The regulation initially restricted front-door drop-off. But that has been amended.

As airport secretary Linda Brasile has explained countless times to callers over the past few weeks, 'You can pull up in front of the terminal to drop off people and baggage, but you just can't leave your car unattended.'

Meanwhile, passengers using the airport's sole commercial commuter flight service, USAir Express, have been steadily coming back since the shutdown.

'It's picking up,' said Sabrina Murray, a customer service manager with the airline. 'Traffic has been getting progressively better as each week goes along.'

Murray said the commuter is currently running seven flights a day to Pittsburgh International Airport in Allegheny County. The first flight out currently departs at 7:50 a.m., and the last run of the day takes off at 9:35 p.m.

Two more daily flights are scheduled to resume on Nov. 1, barring any unforeseen changes in the national climate, Murray added. And flying the commuter is 'more convenient now than it ever was,' due to the bonus of beating long lines in larger airports.

Still, she advises passengers to 'reconfirm their flight schedules with US Airways at least 24 hours in advance and plan to arrive one hour ahead of takeoff to check in due to enhanced security procedures.'

'And they need to call US Airways (at 800-428-4322) to check those flights,' Murray reminded. 'Not the airport.'

Several other airport merchants also reported that business has resumed to nearly normal levels since the closing.

'Surprisingly enough, it has been pretty good,' said Barb Twaddle, manager of Run Away Travel Inc. 'We were slow the first week, but it has been picking up.'

'I think people are going back to flying,' added Christine Zahornacky, station manager at Hertz Rent-A-Car. 'I feel very safe up here.'

Control tower Chief Charles W. Green said that air traffic figures 'are coming back up. It's not quite to pre-Sept. 11 levels yet, but it's getting there.'

Still, some airport merchants haven't quite caught up since the closing.

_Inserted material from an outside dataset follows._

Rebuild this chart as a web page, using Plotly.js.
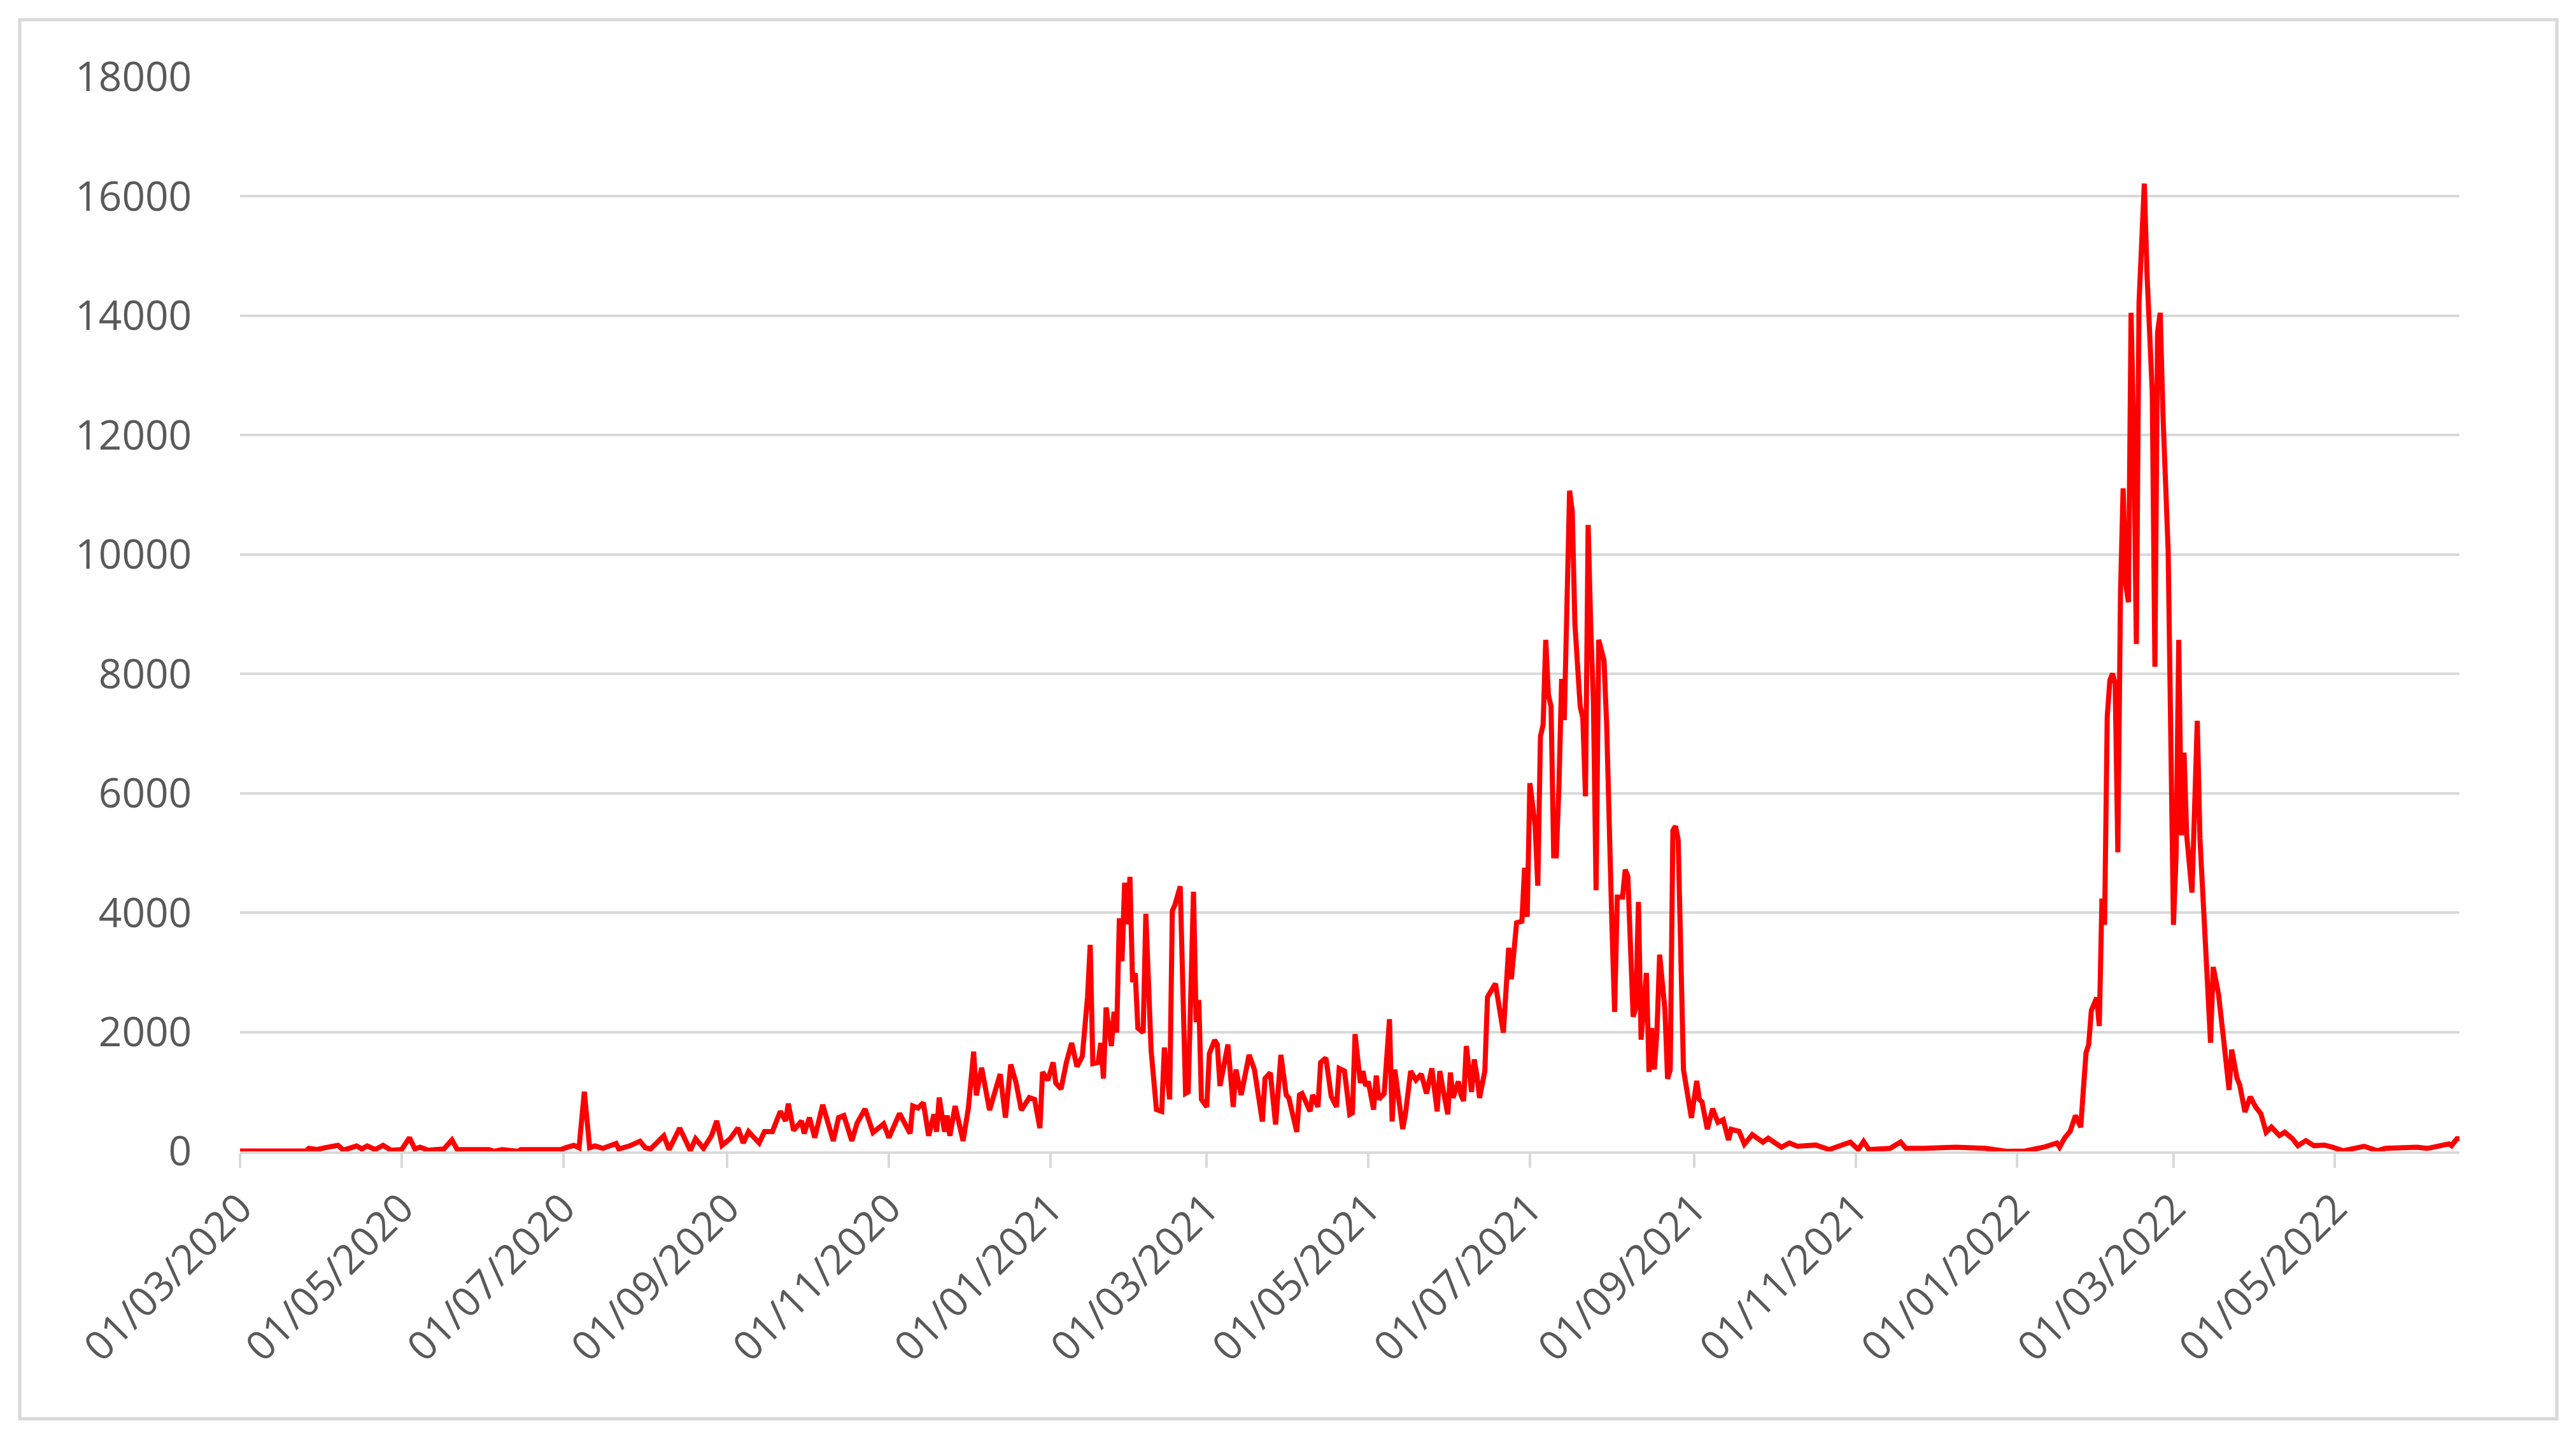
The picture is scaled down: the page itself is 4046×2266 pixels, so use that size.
<!DOCTYPE html>
<html>
<head>
<meta charset="utf-8">
<script src="https://cdn.plot.ly/plotly-3.0.1.min.js"></script>
<style>
  html, body { margin: 0; padding: 0; background: #ffffff; }
  #chart { width: 4046px; height: 2266px; }
</style>
</head>
<body>
<div id="chart"></div>
<script>
// Day offsets are counted from 01/03/2020; values are daily counts.
const startDate = '2020-03-01';

const spring2020Days  = [0,25,26,29,32,37,39,44,46,48,51,54,57,61,64,66,68,71,74,77,80,82,94,96,99,103,105,106,121,123,126,128,130,132,134,137,142,143,147,151,153,155];
const spring2020Cases = [5,8,50,30,60,100,20,90,40,90,30,100,20,30,230,40,70,20,30,40,190,30,30,0,30,20,0,30,30,60,100,60,1000,60,90,50,130,40,90,170,60,40];

const autumn2020Days  = [160,162,166,170,172,175,178,180,182,185,188,190,192,196,198,201,204,206,207,209,212,213,215,217,220,224,226,228,231,233,236,239,243,245,249,253,254,256,258,260,262,263,264,266,267,268,270,273,275,277,278,280,283,287,289,291,293,295,298,300,302,303,305];
const autumn2020Cases = [260,30,390,15,210,50,260,510,100,210,390,140,330,140,330,330,670,510,800,350,510,300,565,230,780,175,565,600,175,475,710,315,460,230,635,300,760,725,815,260,620,330,900,330,600,260,760,175,725,1670,940,1400,690,1295,565,1455,1150,690,900,870,390,1330,1190];

const winter2021Days  = [307,308,310,312,314,316,318,320,321,322,324,325,326,327,329,330,331,332,333,334,335,336,337,338,339,341,342,344,346,348,349,351,352,353,355,357,358,360,361,362,363,365,366,368,369,370,373,375,376,378,381,383,386,387,389];
const winter2021Cases = [1490,1145,1045,1490,1815,1420,1590,2590,3460,1470,1490,1815,1220,2410,1765,2340,1990,3905,3185,4500,3805,4600,2835,2985,2065,1990,3980,1690,700,670,1740,870,4030,4130,4440,970,995,4350,2165,2535,870,745,1640,1865,1790,1095,1790,745,1370,945,1615,1370,500,1220,1320];

const spring2021Days  = [391,393,395,396,399,400,401,404,405,407,408,410,412,414,415,417,418,419,420,421,423,424,425,426,428,429,430,432,434,435,436,439,440,442,444,446,448,450,452,453,454,456,457,458,460,461,462,463,465,466,467,468,470,471,474,476,477,479,480,482,484,485,486,487];
const spring2021Cases = [450,1615,945,895,325,945,970,670,945,745,1490,1565,920,745,1390,1345,995,620,645,1965,1145,1345,1095,1170,700,1270,870,970,2215,500,1370,375,620,1345,1195,1295,970,1390,670,1345,1095,620,1320,895,1170,945,845,1765,995,1540,1270,895,1345,2585,2810,2165,1990,3410,2885,3830,3855,4750,3930,6170];

const summer2021Days  = [489,490,491,492,493,494,495,496,497,498,499,500,501,502,503,504,506,507,508,509,510,511,512,513,515,516,518,519,520,522,523,524,526,527,528,529,531,532,533,534,535,536,538,539,540,541,542,543,545,547,548,550,551,552,554,556,558];
const summer2021Cases = [5450,4450,6955,7145,8570,7645,7455,4950,4950,6145,7915,7225,9530,11070,10725,8840,7455,7260,5950,10495,8760,7530,4375,8570,8225,7145,3760,2335,4260,4260,4720,4605,2255,2410,4180,1870,2990,1330,2065,1370,2025,3295,2370,1215,1370,5375,5450,5220,1370,870,560,1180,870,830,370,715,485];

const autumn2021Days  = [560,562,563,566,568,571,575,577,582,585,588,595,600,604,608,611,613,615,623,627,629,636,648,659,667,674,678,681,686,687,689,691,693,694,695,696,697,698,699,701,702];
const autumn2021Cases = [530,190,370,335,120,280,155,220,70,140,85,105,30,85,155,30,165,30,50,155,50,50,70,50,0,5,30,70,140,70,230,335,600,475,405,1045,1650,1790,2360,2575,2100];

const winter2022Days  = [703,704,705,706,707,708,709,710,711,712,713,714,715,716,717,718,719,720,722,723,724,725,726,728,730];
const winter2022Cases = [4235,3795,7285,7895,8005,7840,5010,9340,11110,9500,9200,14050,12000,8500,14220,15160,16215,14720,12720,8120,13720,14050,12390,10060,3795];

const spring2022Days  = [731,732,733,734,735,737,739,740,742,744,745,747,749,751,752,754,755,757,759,761,763,765,767,770,772,775,777,780,783,787,790,794,802,807,810,822,826,834,835,837,838];
const spring2022Cases = [4960,8570,5295,6680,5295,4335,7215,5240,3540,1820,3090,2640,1850,1030,1705,1225,1115,660,915,745,630,320,405,265,320,210,95,180,95,105,70,10,85,10,50,70,50,125,95,210,210];

const tickDates  = ['2020-03-01','2020-05-01','2020-07-01','2020-09-01','2020-11-01','2021-01-01','2021-03-01','2021-05-01','2021-07-01','2021-09-01','2021-11-01','2022-01-01','2022-03-01','2022-05-01'];
const tickLabels = ['01/03/2020','01/05/2020','01/07/2020','01/09/2020','01/11/2020','01/01/2021','01/03/2021','01/05/2021','01/07/2021','01/09/2021','01/11/2021','01/01/2022','01/03/2022','01/05/2022'];
const endDate = '2022-06-17';

// ---- build the series ----
const allDays = [].concat(spring2020Days, autumn2020Days, winter2021Days, spring2021Days,
                          summer2021Days, autumn2021Days, winter2022Days, spring2022Days);
const allCases = [].concat(spring2020Cases, autumn2020Cases, winter2021Cases, spring2021Cases,
                           summer2021Cases, autumn2021Cases, winter2022Cases, spring2022Cases);
const t0 = Date.parse(startDate + 'T00:00:00Z');
const xDates = allDays.map(d => new Date(t0 + d * 86400000).toISOString().slice(0, 10));

// ---- geometry ----
const W = 4046, H = 2266;
const M = { l: 377, r: 183, t: 121, b: 458 };
const plotW = W - M.l - M.r, plotH = H - M.t - M.b;
const px = x => (x - M.l) / plotW;
const py = y => (H - M.b - y) / plotH;

const tickFont = { family: 'Open Sans, Lato, sans-serif', size: 64, color: '#595959' };

const trace = {
  type: 'scatter',
  mode: 'lines',
  x: xDates,
  y: allCases,
  line: { color: '#FF0000', width: 8 },
  hoverinfo: 'x+y',
  showlegend: false
};

const layout = {
  width: W, height: H,
  margin: M,
  paper_bgcolor: '#ffffff',
  plot_bgcolor: '#ffffff',
  showlegend: false,
  xaxis: {
    type: 'date',
    range: [startDate, endDate],
    showgrid: false,
    zeroline: false,
    showline: true,
    linecolor: '#D9D9D9',
    linewidth: 4,
    ticks: 'outside',
    ticklen: 22,
    tickwidth: 4,
    tickcolor: '#D9D9D9',
    tickvals: tickDates,
    ticktext: tickLabels,
    tickangle: -45,
    tickfont: tickFont,
    layer: 'below traces'
  },
  yaxis: {
    range: [0, 18000],
    tickvals: [0,2000,4000,6000,8000,10000,12000,14000,16000,18000],
    ticktext: ['0','2000','4000','6000','8000','10000','12000','14000','16000','18000'],
    showgrid: true,
    gridcolor: '#D9D9D9',
    gridwidth: 4,
    zeroline: false,
    showline: false,
    ticks: 'outside',
    ticklen: 62,
    tickcolor: 'rgba(0,0,0,0)',
    tickfont: tickFont,
    layer: 'below traces'
  },
  shapes: [{
    type: 'rect', xref: 'paper', yref: 'paper', layer: 'below',
    x0: px(31), x1: px(4016), y0: py(2228), y1: py(31),
    line: { color: '#D9D9D9', width: 5 },
    fillcolor: 'rgba(0,0,0,0)'
  }]
};

Plotly.newPlot('chart', [trace], layout, { staticPlot: true, displayModeBar: false });
</script>
</body>
</html>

'It has been awful,' said Patty Monzo, vice president of Jimmie Monzo's Blue Angels Restaurant. 'The situation has certainly hurt our business. But the problem is, I don't know if people aren't coming because of the parking or because they aren't going anywhere.'

Whether you're dining or flying, the enhanced security measures are not intimidating.

Guards aren't quick to accost visitors to the airport. It's more of a friendly greeting - a nod, a wave, a 'good morning,' or 'how's it going?'

'Normally, we can tell what business people might have here when they come,' explained Ralph 'Bull' Pershing of Point Security Co. of Youngwood.

But make no mistake.

'If something looks out of place or suspicious, we will ask them where they're headed and what they're doing,' Pershing said. 'And most people have been very understanding.'

'People seem more aware now of what's going on,' added Lt. Brian A. Torok, chief of airport police. 'A lot of people ask where they can go and what they can do, and we are happy to tell them.'

Torok said he has had to augment his staff since Sept. 11 and plans to add even more personnel.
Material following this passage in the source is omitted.